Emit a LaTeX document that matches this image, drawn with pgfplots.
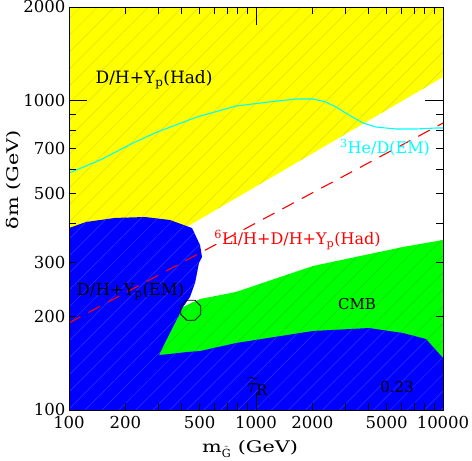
\documentclass[border=0pt]{standalone}
\usepackage{fontspec}
\setmainfont{DejaVu Serif}
\newfontfamily\xwidefont[FakeStretch=1.3]{DejaVu Serif}
\usepackage{graphicx}
\usepackage{pgfplots}
\pgfplotsset{compat=1.18}
\usetikzlibrary{patterns.meta}
\definecolor{pblue}{RGB}{0,0,255}
\definecolor{pyellow}{RGB}{255,255,0}
\definecolor{pgreen}{RGB}{0,255,0}
\definecolor{pcyan}{RGB}{0,255,255}
\definecolor{pred}{RGB}{255,0,0}
\pgfdeclareplotmark{octagon}{%
 \pgfpathmoveto{\pgfqpoint{0.924\pgfplotmarksize}{0.383\pgfplotmarksize}}%
 \pgfpathlineto{\pgfqpoint{0.383\pgfplotmarksize}{0.924\pgfplotmarksize}}%
 \pgfpathlineto{\pgfqpoint{-0.383\pgfplotmarksize}{0.924\pgfplotmarksize}}%
 \pgfpathlineto{\pgfqpoint{-0.924\pgfplotmarksize}{0.383\pgfplotmarksize}}%
 \pgfpathlineto{\pgfqpoint{-0.924\pgfplotmarksize}{-0.383\pgfplotmarksize}}%
 \pgfpathlineto{\pgfqpoint{-0.383\pgfplotmarksize}{-0.924\pgfplotmarksize}}%
 \pgfpathlineto{\pgfqpoint{0.383\pgfplotmarksize}{-0.924\pgfplotmarksize}}%
 \pgfpathlineto{\pgfqpoint{0.924\pgfplotmarksize}{-0.383\pgfplotmarksize}}%
 \pgfpathclose\pgfusepathqstroke}
\begin{document}
\begin{tikzpicture}
\begin{axis}[name=ax,
  xmode=log, ymode=log,
  scale only axis, width=374bp, height=403bp,
  xmin=100, xmax=10000, ymin=100, ymax=2000,
  enlargelimits=false, axis on top,
  xtick={100,1000,10000}, xticklabels={100,1000,10000},
  extra x ticks={200,500,2000,5000}, extra x tick labels={200,500,2000,5000},
  ytick={100,1000}, yticklabels={100,1000},
  extra y ticks={200,300,500,700,2000}, extra y tick labels={200,300,500,700,2000},
  minor xtick={200,300,400,500,600,700,800,900,2000,3000,4000,5000,6000,7000,8000,9000},
  minor ytick={200,300,400,500,600,700,800,900},
  major tick length=18bp, minor tick length=7bp,
  extra x tick style={major tick length=7bp},
  extra y tick style={major tick length=7bp},
  tick align=inside,
  tick style={black, line width=0.8bp},
  axis line style={line width=0.8bp},
  /pgf/number format/assume math mode=true,
  tick label style={font=\fontsize{16.5bp}{19bp}\selectfont},
  xticklabel style={yshift=-3bp},
  label style={font=\xwidefont\fontsize{16bp}{19bp}\selectfont},
  xlabel={m$_{\tilde{\mathrm{G}}}$ (GeV)},
  ylabel={δm (GeV)},
  xlabel style={at={(axis description cs:0.484,-0.097)}, anchor=center},
  ylabel style={at={(axis description cs:-0.147,0.571)}, anchor=center},
]
% yellow region D/H+Yp(Had)
\addplot[draw=none, fill=pyellow, postaction={pattern={Lines[angle=45,distance=12bp,line width=0.5bp]}, pattern color=pyellow!88!black}]
 coordinates {(100,2000) (10000,2000) (10000,1188) (420,388) (100,330)} -- cycle;
% green region CMB
\addplot[draw=none, fill=pgreen, postaction={pattern={Lines[angle=45,distance=12bp,line width=0.5bp]}, pattern color=pgreen!88!black}]
 coordinates {(407,215) (501.8,228.1) (781.6,240.4) (2017,291.6) (6109,335.9) (10000,353.8) (10000,100) (300,100) (302.9,150.5)} -- cycle;
% blue region
\addplot[draw=none, fill=pblue, postaction={pattern={Lines[angle=45,distance=12bp,line width=0.5bp]}, pattern color=pblue!80!white}]
 coordinates {(100,386.8) (123.3,404.5) (176,416.8) (255,419.8) (346.7,410.5) (454.8,386.8) (501.8,341) (514.3,311.8) (495.6,298.2) (471.9,257) (443.6,231.6) (407,215) (302.9,150.5) (346.7,151.6) (427.6,153.9) (501.8,155) (781.6,164.5) (2017,179.9) (4021,183.9) (6109,177.2) (8110,169.5) (10000,147.2) (10000,100) (100,100)} -- cycle;
% cyan 3He/D(EM) line
\addplot[color=pcyan, line width=1.1bp, no markers] coordinates {
 (100,582) (146.5,641) (219.9,727.6) (295.6,789.5) (483.5,882.8) (781.6,957.8)
 (1173,986.8) (1636,1009) (2017,1009) (2367,986.8) (2678,950.6) (3143,896)
 (3735,844.2) (4382,819.5) (5606,807.4) (7171,807.4) (9175,813.4) (10000,813.4)};
% red dashed 6Li line
\addplot[color=pred, line width=1.1bp, no markers, dash pattern=on 13bp off 9bp] coordinates {(100,191) (10000,844)};
% octagon marker
\addplot[only marks, mark=octagon, mark size=10.8bp, mark options={draw=black, line width=0.8bp}] coordinates {(448,210)};
% labels
\node[anchor=base, font=\fontsize{17bp}{20bp}\selectfont] at (axis cs:285,1132) {D/H+Y\textsubscript{p}(Had)};
\node[anchor=base, text=pcyan, font=\fontsize{16bp}{19bp}\selectfont] at (axis cs:4895,673) {\textsuperscript{3}He/D(EM)};
\node[anchor=base, text=pred, font=\fontsize{16bp}{19bp}\selectfont] at (axis cs:1667,341) {\textsuperscript{6}Li/H+D/H+Y\textsubscript{p}(Had)};
\node[anchor=base, font=\fontsize{16.5bp}{19bp}\selectfont] at (axis cs:213.3,235) {D/H+Y\textsubscript{p}(EM)};
\node[anchor=base, font=\fontsize{15bp}{18bp}\selectfont] at (axis cs:3469,210.3) {CMB};
\node[anchor=base west, inner sep=0pt] at (axis cs:895,114.3) {\scalebox{2.1}{$\widetilde{\tau}_{\mathrm{R}}$}};
\node[anchor=base, font=\fontsize{15bp}{18bp}\selectfont] at (axis cs:5675,114.3) {0.23};
\end{axis}
\pgfresetboundingbox
\path[use as bounding box] ([xshift=-69bp,yshift=-51bp]ax.south west) rectangle ([xshift=29bp,yshift=7bp]ax.north east);
\end{tikzpicture}
\end{document}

========================

Copy out the whole listing exactly, and don't carry over any pictures.

Emit a LaTeX document that matches this image, drawn with pgfplots.
\documentclass[border=0pt]{standalone}
\usepackage{fontspec}
\setmainfont{DejaVu Serif}
\newfontfamily\xwidefont[FakeStretch=1.3]{DejaVu Serif}
\usepackage{graphicx}
\usepackage{pgfplots}
\pgfplotsset{compat=1.18}
\usetikzlibrary{patterns.meta}
\definecolor{pblue}{RGB}{0,0,255}
\definecolor{pyellow}{RGB}{255,255,0}
\definecolor{pgreen}{RGB}{0,255,0}
\definecolor{pcyan}{RGB}{0,255,255}
\definecolor{pred}{RGB}{255,0,0}
\pgfdeclareplotmark{octagon}{%
 \pgfpathmoveto{\pgfqpoint{0.924\pgfplotmarksize}{0.383\pgfplotmarksize}}%
 \pgfpathlineto{\pgfqpoint{0.383\pgfplotmarksize}{0.924\pgfplotmarksize}}%
 \pgfpathlineto{\pgfqpoint{-0.383\pgfplotmarksize}{0.924\pgfplotmarksize}}%
 \pgfpathlineto{\pgfqpoint{-0.924\pgfplotmarksize}{0.383\pgfplotmarksize}}%
 \pgfpathlineto{\pgfqpoint{-0.924\pgfplotmarksize}{-0.383\pgfplotmarksize}}%
 \pgfpathlineto{\pgfqpoint{-0.383\pgfplotmarksize}{-0.924\pgfplotmarksize}}%
 \pgfpathlineto{\pgfqpoint{0.383\pgfplotmarksize}{-0.924\pgfplotmarksize}}%
 \pgfpathlineto{\pgfqpoint{0.924\pgfplotmarksize}{-0.383\pgfplotmarksize}}%
 \pgfpathclose\pgfusepathqstroke}
\begin{document}
\begin{tikzpicture}
\begin{axis}[name=ax,
  xmode=log, ymode=log,
  scale only axis, width=374bp, height=403bp,
  xmin=100, xmax=10000, ymin=100, ymax=2000,
  enlargelimits=false, axis on top,
  xtick={100,1000,10000}, xticklabels={100,1000,10000},
  extra x ticks={200,500,2000,5000}, extra x tick labels={200,500,2000,5000},
  ytick={100,1000}, yticklabels={100,1000},
  extra y ticks={200,300,500,700,2000}, extra y tick labels={200,300,500,700,2000},
  minor xtick={200,300,400,500,600,700,800,900,2000,3000,4000,5000,6000,7000,8000,9000},
  minor ytick={200,300,400,500,600,700,800,900},
  major tick length=18bp, minor tick length=7bp,
  extra x tick style={major tick length=7bp},
  extra y tick style={major tick length=7bp},
  tick align=inside,
  tick style={black, line width=0.8bp},
  axis line style={line width=0.8bp},
  /pgf/number format/assume math mode=true,
  tick label style={font=\fontsize{16.5bp}{19bp}\selectfont},
  xticklabel style={yshift=-3bp},
  label style={font=\xwidefont\fontsize{16bp}{19bp}\selectfont},
  xlabel={m$_{\tilde{\mathrm{G}}}$ (GeV)},
  ylabel={δm (GeV)},
  xlabel style={at={(axis description cs:0.484,-0.097)}, anchor=center},
  ylabel style={at={(axis description cs:-0.147,0.571)}, anchor=center},
]
% yellow region D/H+Yp(Had)
\addplot[draw=none, fill=pyellow, postaction={pattern={Lines[angle=45,distance=12bp,line width=0.5bp]}, pattern color=pyellow!88!black}]
 coordinates {(100,2000) (10000,2000) (10000,1188) (420,388) (100,330)} -- cycle;
% green region CMB
\addplot[draw=none, fill=pgreen, postaction={pattern={Lines[angle=45,distance=12bp,line width=0.5bp]}, pattern color=pgreen!88!black}]
 coordinates {(407,215) (501.8,228.1) (781.6,240.4) (2017,291.6) (6109,335.9) (10000,353.8) (10000,100) (300,100) (302.9,150.5)} -- cycle;
% blue region
\addplot[draw=none, fill=pblue, postaction={pattern={Lines[angle=45,distance=12bp,line width=0.5bp]}, pattern color=pblue!80!white}]
 coordinates {(100,386.8) (123.3,404.5) (176,416.8) (255,419.8) (346.7,410.5) (454.8,386.8) (501.8,341) (514.3,311.8) (495.6,298.2) (471.9,257) (443.6,231.6) (407,215) (302.9,150.5) (346.7,151.6) (427.6,153.9) (501.8,155) (781.6,164.5) (2017,179.9) (4021,183.9) (6109,177.2) (8110,169.5) (10000,147.2) (10000,100) (100,100)} -- cycle;
% cyan 3He/D(EM) line
\addplot[color=pcyan, line width=1.1bp, no markers] coordinates {
 (100,582) (146.5,641) (219.9,727.6) (295.6,789.5) (483.5,882.8) (781.6,957.8)
 (1173,986.8) (1636,1009) (2017,1009) (2367,986.8) (2678,950.6) (3143,896)
 (3735,844.2) (4382,819.5) (5606,807.4) (7171,807.4) (9175,813.4) (10000,813.4)};
% red dashed 6Li line
\addplot[color=pred, line width=1.1bp, no markers, dash pattern=on 13bp off 9bp] coordinates {(100,191) (10000,844)};
% octagon marker
\addplot[only marks, mark=octagon, mark size=10.8bp, mark options={draw=black, line width=0.8bp}] coordinates {(448,210)};
% labels
\node[anchor=base, font=\fontsize{17bp}{20bp}\selectfont] at (axis cs:285,1132) {D/H+Y\textsubscript{p}(Had)};
\node[anchor=base, text=pcyan, font=\fontsize{16bp}{19bp}\selectfont] at (axis cs:4895,673) {\textsuperscript{3}He/D(EM)};
\node[anchor=base, text=pred, font=\fontsize{16bp}{19bp}\selectfont] at (axis cs:1667,341) {\textsuperscript{6}Li/H+D/H+Y\textsubscript{p}(Had)};
\node[anchor=base, font=\fontsize{16.5bp}{19bp}\selectfont] at (axis cs:213.3,235) {D/H+Y\textsubscript{p}(EM)};
\node[anchor=base, font=\fontsize{15bp}{18bp}\selectfont] at (axis cs:3469,210.3) {CMB};
\node[anchor=base west, inner sep=0pt] at (axis cs:895,114.3) {\scalebox{2.1}{$\widetilde{\tau}_{\mathrm{R}}$}};
\node[anchor=base, font=\fontsize{15bp}{18bp}\selectfont] at (axis cs:5675,114.3) {0.23};
\end{axis}
\pgfresetboundingbox
\path[use as bounding box] ([xshift=-69bp,yshift=-51bp]ax.south west) rectangle ([xshift=29bp,yshift=7bp]ax.north east);
\end{tikzpicture}
\end{document}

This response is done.